>> Start DATA SUPPLIED

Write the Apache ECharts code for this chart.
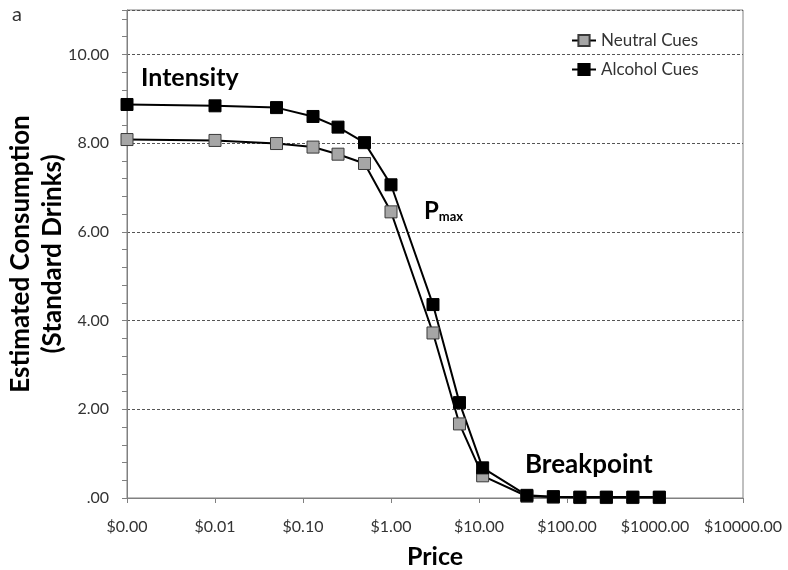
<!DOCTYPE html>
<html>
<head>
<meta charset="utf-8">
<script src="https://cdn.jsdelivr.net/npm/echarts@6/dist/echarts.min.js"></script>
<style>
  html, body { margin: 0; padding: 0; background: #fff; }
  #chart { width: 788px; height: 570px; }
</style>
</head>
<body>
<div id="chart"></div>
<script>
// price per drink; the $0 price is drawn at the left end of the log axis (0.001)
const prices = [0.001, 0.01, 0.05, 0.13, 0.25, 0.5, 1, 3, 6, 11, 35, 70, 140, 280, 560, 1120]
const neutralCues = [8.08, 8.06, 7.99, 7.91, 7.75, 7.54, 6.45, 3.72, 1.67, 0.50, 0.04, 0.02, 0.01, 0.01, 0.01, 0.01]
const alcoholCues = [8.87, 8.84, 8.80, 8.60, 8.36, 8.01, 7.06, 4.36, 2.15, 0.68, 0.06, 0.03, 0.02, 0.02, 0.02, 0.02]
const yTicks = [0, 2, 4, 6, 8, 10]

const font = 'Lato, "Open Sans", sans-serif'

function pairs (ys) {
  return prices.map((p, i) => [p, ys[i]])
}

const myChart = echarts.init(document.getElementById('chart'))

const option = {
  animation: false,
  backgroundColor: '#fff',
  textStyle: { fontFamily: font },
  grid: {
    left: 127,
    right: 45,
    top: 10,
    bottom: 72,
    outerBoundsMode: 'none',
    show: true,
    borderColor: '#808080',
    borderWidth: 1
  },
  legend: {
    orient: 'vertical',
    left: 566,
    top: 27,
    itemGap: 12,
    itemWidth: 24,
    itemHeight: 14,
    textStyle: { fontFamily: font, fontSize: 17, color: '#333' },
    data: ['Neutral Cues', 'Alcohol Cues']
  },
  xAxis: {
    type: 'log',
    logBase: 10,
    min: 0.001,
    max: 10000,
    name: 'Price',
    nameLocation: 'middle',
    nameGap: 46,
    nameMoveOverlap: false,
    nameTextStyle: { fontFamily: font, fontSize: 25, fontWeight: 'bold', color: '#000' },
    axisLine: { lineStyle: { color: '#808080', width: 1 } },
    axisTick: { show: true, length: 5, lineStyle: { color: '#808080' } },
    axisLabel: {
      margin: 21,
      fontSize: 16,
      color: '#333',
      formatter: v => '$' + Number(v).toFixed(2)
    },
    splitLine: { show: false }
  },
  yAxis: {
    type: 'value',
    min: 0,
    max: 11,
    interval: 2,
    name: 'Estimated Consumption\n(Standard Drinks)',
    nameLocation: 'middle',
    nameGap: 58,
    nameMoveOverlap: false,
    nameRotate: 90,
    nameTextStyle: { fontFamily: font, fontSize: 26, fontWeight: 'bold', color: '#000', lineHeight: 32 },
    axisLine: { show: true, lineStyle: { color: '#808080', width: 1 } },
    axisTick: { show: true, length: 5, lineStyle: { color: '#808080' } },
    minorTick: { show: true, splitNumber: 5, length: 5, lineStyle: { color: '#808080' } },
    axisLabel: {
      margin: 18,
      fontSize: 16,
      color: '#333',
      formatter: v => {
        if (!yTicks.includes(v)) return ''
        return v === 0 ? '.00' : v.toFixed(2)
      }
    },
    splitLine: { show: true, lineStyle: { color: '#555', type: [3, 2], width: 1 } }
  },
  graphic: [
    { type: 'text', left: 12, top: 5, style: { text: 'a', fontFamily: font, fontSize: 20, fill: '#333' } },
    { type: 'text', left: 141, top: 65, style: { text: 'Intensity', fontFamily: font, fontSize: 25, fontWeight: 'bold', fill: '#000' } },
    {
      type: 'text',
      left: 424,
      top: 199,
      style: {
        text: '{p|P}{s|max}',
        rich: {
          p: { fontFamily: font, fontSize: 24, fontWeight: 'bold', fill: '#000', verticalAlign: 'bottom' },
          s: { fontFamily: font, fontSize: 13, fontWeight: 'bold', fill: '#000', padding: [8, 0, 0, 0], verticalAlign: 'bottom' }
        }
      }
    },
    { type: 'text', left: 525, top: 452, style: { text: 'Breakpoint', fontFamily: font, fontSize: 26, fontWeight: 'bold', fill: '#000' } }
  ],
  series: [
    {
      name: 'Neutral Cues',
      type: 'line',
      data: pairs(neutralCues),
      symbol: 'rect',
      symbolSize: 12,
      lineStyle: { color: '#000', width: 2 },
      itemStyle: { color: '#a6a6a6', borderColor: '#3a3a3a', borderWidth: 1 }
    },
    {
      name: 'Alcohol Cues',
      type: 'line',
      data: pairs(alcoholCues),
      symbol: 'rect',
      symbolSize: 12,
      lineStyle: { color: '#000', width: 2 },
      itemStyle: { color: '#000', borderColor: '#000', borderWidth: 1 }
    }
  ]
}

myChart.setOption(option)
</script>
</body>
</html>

>> End DATA SUPPLIED
>> Start DATA SUPPLIED

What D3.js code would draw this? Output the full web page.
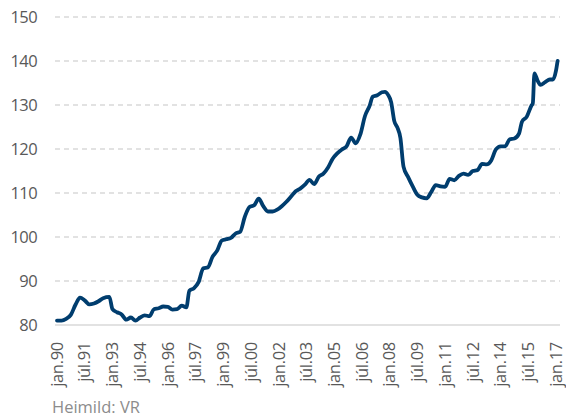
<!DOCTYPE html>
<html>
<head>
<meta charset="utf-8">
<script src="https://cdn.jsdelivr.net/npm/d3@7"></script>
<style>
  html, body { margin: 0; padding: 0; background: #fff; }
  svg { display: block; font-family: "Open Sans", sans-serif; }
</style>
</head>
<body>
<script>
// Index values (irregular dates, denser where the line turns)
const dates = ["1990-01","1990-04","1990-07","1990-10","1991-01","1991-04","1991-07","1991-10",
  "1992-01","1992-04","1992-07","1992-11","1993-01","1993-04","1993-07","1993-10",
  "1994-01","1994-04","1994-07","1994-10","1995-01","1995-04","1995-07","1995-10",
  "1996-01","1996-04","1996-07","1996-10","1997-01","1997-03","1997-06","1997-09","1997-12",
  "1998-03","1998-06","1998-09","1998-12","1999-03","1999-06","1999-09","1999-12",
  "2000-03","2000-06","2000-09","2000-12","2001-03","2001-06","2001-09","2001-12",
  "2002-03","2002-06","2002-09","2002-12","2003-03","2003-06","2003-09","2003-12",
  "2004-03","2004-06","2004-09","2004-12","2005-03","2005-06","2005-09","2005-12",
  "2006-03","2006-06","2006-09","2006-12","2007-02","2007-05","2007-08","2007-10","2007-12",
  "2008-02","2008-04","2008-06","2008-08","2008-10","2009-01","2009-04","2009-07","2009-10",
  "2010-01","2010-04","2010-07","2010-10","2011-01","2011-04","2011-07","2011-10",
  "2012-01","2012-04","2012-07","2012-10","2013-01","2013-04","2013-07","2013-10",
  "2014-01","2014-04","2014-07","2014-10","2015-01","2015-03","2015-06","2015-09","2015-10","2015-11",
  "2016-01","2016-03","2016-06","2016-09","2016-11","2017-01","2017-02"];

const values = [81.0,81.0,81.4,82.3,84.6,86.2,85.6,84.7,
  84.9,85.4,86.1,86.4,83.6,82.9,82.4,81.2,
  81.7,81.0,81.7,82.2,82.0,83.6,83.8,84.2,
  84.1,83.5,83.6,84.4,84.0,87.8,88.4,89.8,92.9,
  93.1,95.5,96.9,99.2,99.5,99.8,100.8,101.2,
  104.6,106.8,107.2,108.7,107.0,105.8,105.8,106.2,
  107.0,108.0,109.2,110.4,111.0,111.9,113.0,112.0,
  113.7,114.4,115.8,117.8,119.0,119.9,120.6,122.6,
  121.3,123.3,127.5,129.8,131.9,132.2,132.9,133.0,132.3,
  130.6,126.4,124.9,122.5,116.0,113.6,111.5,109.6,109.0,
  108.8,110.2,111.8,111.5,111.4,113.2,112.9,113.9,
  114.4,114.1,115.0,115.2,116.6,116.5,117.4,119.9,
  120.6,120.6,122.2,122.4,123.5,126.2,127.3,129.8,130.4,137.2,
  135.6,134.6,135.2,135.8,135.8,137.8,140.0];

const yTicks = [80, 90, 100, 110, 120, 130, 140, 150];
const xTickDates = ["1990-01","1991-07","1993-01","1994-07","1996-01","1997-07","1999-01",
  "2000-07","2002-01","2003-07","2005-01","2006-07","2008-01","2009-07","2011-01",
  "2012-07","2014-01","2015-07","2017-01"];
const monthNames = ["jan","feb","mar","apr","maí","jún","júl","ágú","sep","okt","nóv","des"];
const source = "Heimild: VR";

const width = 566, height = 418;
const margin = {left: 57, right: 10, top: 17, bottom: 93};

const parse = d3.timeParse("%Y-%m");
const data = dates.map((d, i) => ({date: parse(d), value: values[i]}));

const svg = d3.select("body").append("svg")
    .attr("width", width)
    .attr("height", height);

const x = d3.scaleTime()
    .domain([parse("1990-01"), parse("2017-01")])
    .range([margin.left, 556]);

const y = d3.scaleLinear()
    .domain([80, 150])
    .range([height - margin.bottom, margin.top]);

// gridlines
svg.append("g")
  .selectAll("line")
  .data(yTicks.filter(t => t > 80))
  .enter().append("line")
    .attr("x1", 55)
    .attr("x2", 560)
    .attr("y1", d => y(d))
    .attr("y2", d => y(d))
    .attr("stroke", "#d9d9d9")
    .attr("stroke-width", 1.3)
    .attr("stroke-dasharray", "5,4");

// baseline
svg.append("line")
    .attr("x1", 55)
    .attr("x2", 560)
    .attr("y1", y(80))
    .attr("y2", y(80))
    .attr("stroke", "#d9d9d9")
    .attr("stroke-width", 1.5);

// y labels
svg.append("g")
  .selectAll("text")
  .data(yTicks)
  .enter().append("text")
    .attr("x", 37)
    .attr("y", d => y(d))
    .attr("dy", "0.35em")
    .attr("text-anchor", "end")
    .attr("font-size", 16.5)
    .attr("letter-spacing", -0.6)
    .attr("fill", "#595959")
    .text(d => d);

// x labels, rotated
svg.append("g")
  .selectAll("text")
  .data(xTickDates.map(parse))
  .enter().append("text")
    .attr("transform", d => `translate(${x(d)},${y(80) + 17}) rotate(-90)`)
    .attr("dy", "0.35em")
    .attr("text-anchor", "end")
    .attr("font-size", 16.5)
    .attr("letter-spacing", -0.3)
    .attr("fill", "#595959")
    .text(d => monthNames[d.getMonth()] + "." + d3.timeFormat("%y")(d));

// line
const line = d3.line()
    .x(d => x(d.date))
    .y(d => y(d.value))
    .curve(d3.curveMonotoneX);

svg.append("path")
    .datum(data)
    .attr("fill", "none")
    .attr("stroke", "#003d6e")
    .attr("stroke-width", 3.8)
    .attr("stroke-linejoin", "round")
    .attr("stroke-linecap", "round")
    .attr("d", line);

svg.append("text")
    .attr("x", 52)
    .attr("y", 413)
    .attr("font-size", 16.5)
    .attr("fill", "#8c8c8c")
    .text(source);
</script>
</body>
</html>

>> End DATA SUPPLIED

◆ **SHORT EXERCISE**: Above are the records; copy exactly the lines from the one with "Write the Apache ECharts code for this chart." through the one with "const myChart = echarts.init(document.getElementById('chart'))", including both, and nothing more. Leave out pictures.

◆ **COMPLETE ANSWER**:
Write the Apache ECharts code for this chart.
<!DOCTYPE html>
<html>
<head>
<meta charset="utf-8">
<script src="https://cdn.jsdelivr.net/npm/echarts@6/dist/echarts.min.js"></script>
<style>
  html, body { margin: 0; padding: 0; background: #fff; }
  #chart { width: 788px; height: 570px; }
</style>
</head>
<body>
<div id="chart"></div>
<script>
// price per drink; the $0 price is drawn at the left end of the log axis (0.001)
const prices = [0.001, 0.01, 0.05, 0.13, 0.25, 0.5, 1, 3, 6, 11, 35, 70, 140, 280, 560, 1120]
const neutralCues = [8.08, 8.06, 7.99, 7.91, 7.75, 7.54, 6.45, 3.72, 1.67, 0.50, 0.04, 0.02, 0.01, 0.01, 0.01, 0.01]
const alcoholCues = [8.87, 8.84, 8.80, 8.60, 8.36, 8.01, 7.06, 4.36, 2.15, 0.68, 0.06, 0.03, 0.02, 0.02, 0.02, 0.02]
const yTicks = [0, 2, 4, 6, 8, 10]

const font = 'Lato, "Open Sans", sans-serif'

function pairs (ys) {
  return prices.map((p, i) => [p, ys[i]])
}

const myChart = echarts.init(document.getElementById('chart'))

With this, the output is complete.